This is the true me on these pages. I've always loved sunflowers but...never thought of them as anything but flowers. They are tall, beautiful and proud. That's everything I'm desperately trying to be. So maybe, just maybe, I can be like them someday. Even though I know everything will be ok...I can't help but doubt everything sometimes. That is what makes life interesting I guess.
About the Blogger
This blog belongs to a 17 year old girl living in the United States. She has many self-diagnosed problems that send her into tailspins quite often. This includes clinical lycanthropy, depression, possible bipolar, mild sociophobia and severe driving anxiety. Despite her friends, she feels alone. She hates things about herself, yes, but this is why she started the blog. She felt as if she could better express herself through the Internet and being anonymous. This is all she wants you to know about herself in general as to stay anonymous to her friends who may run across this blog. Please understand. If you recognize her, please don't say anything. This is her only possible outlet. She has kept your secrets...please just keep this one.

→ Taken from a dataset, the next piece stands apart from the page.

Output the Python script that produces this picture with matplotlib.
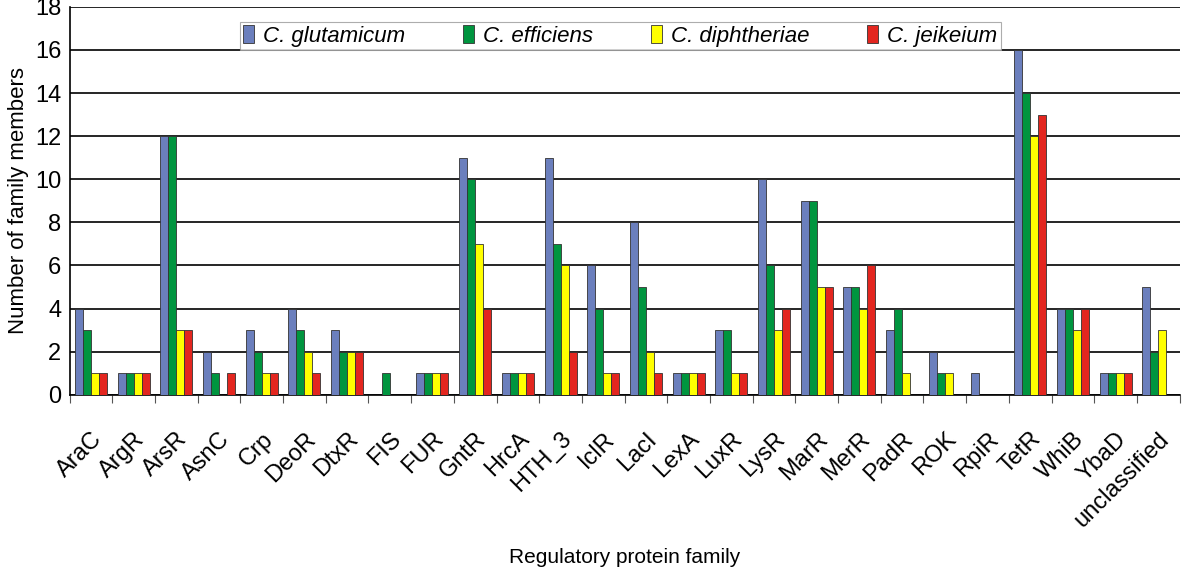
import matplotlib.pyplot as plt
import numpy as np

plt.rcParams['font.family'] = ['Liberation Sans', 'DejaVu Sans']

# familias de reguladores
families = ['AraC', 'ArgR', 'ArsR', 'AsnC', 'Crp', 'DeoR', 'DtxR', 'FIS', 'FUR',
            'GntR', 'HrcA', 'HTH_3', 'IclR', 'LacI', 'LexA', 'LuxR', 'LysR',
            'MarR', 'MerR', 'PadR', 'ROK', 'RpiR', 'TetR', 'WhiB', 'YbaD',
            'unclassified']

glutamicum = [4, 1, 12, 2, 3, 4, 3, 0, 1, 11, 1, 11, 6, 8, 1, 3, 10, 9, 5, 3, 2, 1, 16, 4, 1, 5]
efficiens = [3, 1, 12, 1, 2, 3, 2, 1, 1, 10, 1, 7, 4, 5, 1, 3, 6, 9, 5, 4, 1, 0, 14, 4, 1, 2]
diphtheriae = [1, 1, 3, 0, 1, 2, 2, 0, 1, 7, 1, 6, 1, 2, 1, 1, 3, 5, 4, 1, 1, 0, 12, 3, 1, 3]
jeikeium = [1, 1, 3, 1, 1, 1, 2, 0, 1, 4, 1, 2, 1, 1, 1, 1, 4, 5, 6, 0, 0, 0, 13, 4, 1, 0]

species = ['C. glutamicum', 'C. efficiens', 'C. diphtheriae', 'C. jeikeium']
colors = ['#6b7fbd', '#00953f', '#ffff00', '#e3261f']

fig = plt.figure(figsize=(12, 5.73), dpi=100)
ax = fig.add_axes([0.058, 0.311, 0.925, 0.677])

x = np.arange(len(families))
w = 0.1875
series = [glutamicum, efficiens, diphtheriae, jeikeium]
for i, vals in enumerate(series):
    vals = np.array(vals)
    # las barras en cero no se dibujan
    lw = np.where(vals > 0, 0.6, 0)
    ax.bar(x + (i - 1.5) * w, vals, width=w, color=colors[i],
           edgecolor='#333333', linewidth=lw, label=species[i], zorder=3)

ax.set_xlim(-0.5, len(families) - 0.5)
ax.set_ylim(0, 18)
ax.set_yticks(range(0, 19, 2))
ax.yaxis.grid(True, color='black', linewidth=1.2, zorder=0)
ax.tick_params(axis='y', length=0, labelsize=17, pad=6)

# ticks entre categorias, etiquetas centradas
ax.set_xticks(np.arange(-0.5, len(families), 1))
ax.set_xticklabels([])
ax.set_xticks(x, minor=True)
ax.set_xticklabels(families, minor=True, rotation=45, ha='right',
                   rotation_mode='anchor', fontsize=17)
ax.tick_params(axis='x', which='major', length=6, color='#555555')
ax.tick_params(axis='x', which='minor', length=0, pad=24)

for s in ['top', 'right']:
    ax.spines[s].set_visible(False)
ax.spines['left'].set_linewidth(1.2)
ax.spines['bottom'].set_linewidth(1.2)

ax.set_ylabel('Number of family members', fontsize=16, labelpad=4)
ax.set_xlabel('Regulatory protein family', fontsize=15, labelpad=12)

leg = ax.legend(loc='upper center', bbox_to_anchor=(0.496, 0.962), ncol=4,
                frameon=True, fancybox=False, prop={'style': 'italic', 'size': 16},
                handlelength=0.5, handleheight=0.9, handletextpad=0.4,
                columnspacing=2.6, borderpad=0.15, borderaxespad=0)
leg.get_frame().set_edgecolor('#999999')
leg.get_frame().set_linewidth(0.8)
leg.set_zorder(5)

plt.savefig('out.png', dpi=100)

Saturday, September 8, 2012
So Depressed 9/8/2012
On another depressed note, my mom almost made me drive today. I will avoid it if at all possible. I hate driving. I never want to drive but society thinks your retarded if you can't so whatever. What if I want to walk or take the bus in my life? Why do I need to know how to drive? I don't see what the big deal is. Can't I be grown up and adult without my license? Forget this world. Forget everything. I'm going to bed. Just freakin' leave me alone while I wait for another painful and pointless day.